Here's another for a Technics SL-PG 580
http://www-user.uni-bremen.de/~carnivor/cdp/cdp.html

This one has a bunch of DIY DAC's
http://www.diyaudio.de/

A 24/96 DAC
http://www.geocities.com/CapeCanaveral/Galaxy/6623/24bitdac.html

This DAC has a tubed out put & sells PCB's
http://www.megabaud.fi/~jtolonen/projects/projects.html

Tubed DAC w/ $125 PCB from SDS Labs
http://www.clarkson.edu/~stokessd/dac.html

Hope this helps prove that it's possible.
I don't have the skills yet, but I would love to make one of the tubed DAC's and see how it fairs against Aj!
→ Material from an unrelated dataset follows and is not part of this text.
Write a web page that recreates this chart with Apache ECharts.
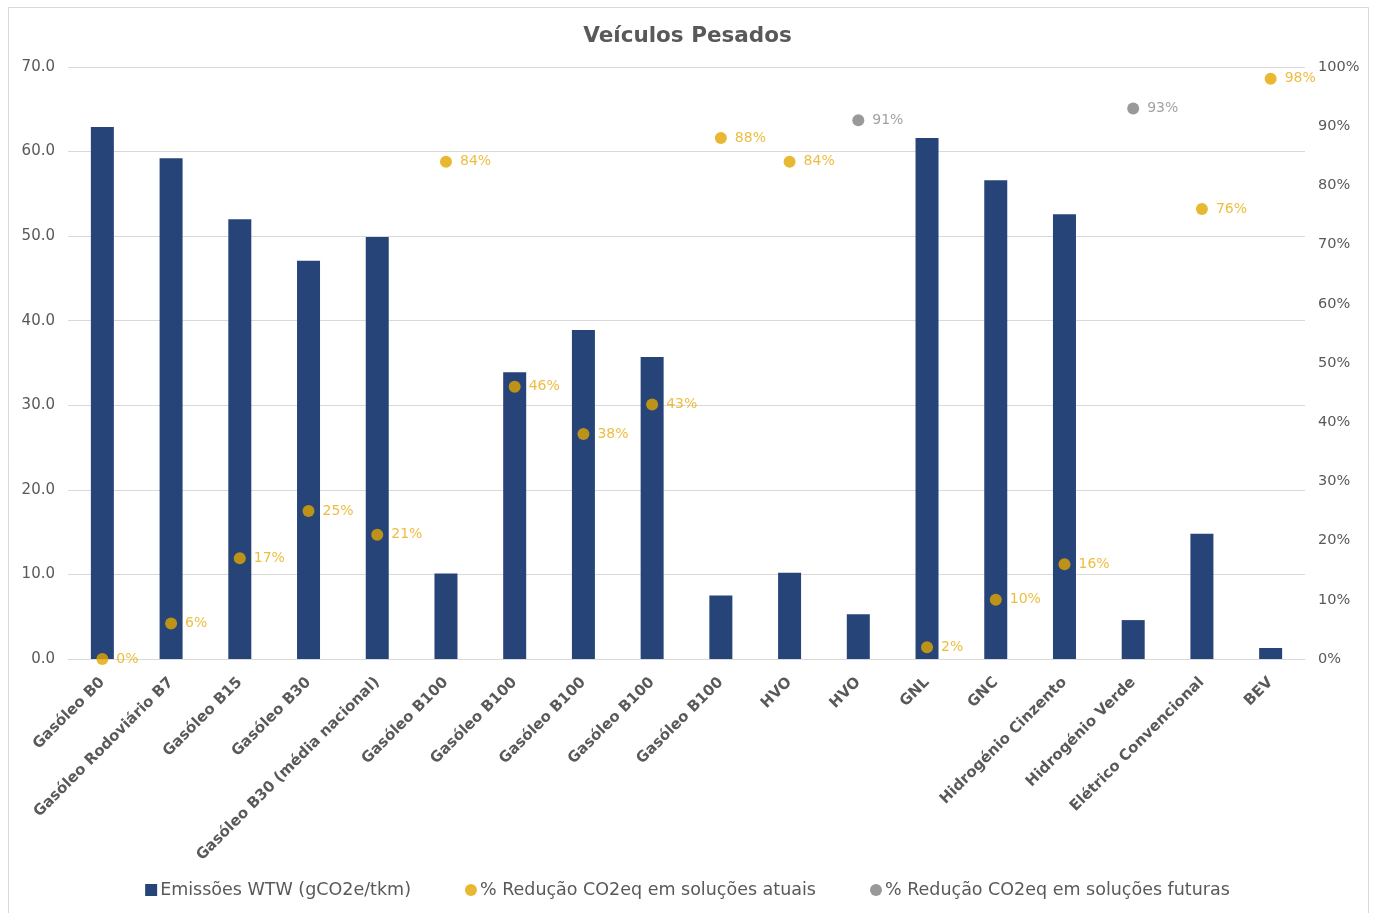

Tjoeb's line.

I'm currently doing my home work on building a set of 300B tubed monoblock amps and a tubed linestage pre-amp. Not only will it be challenging, but I could never afford the level of performance that I'll be able to build in. The amps should cost $1,200 US and the pre-amp is an Electric Tonalities Foreplay kit at $290 w/ full upgrades. The Foreplay can be tweaked to near "reference" performance. Who knows, though. I'll have to try it and see. I suppose after that, I'll need to try my hand at speakers.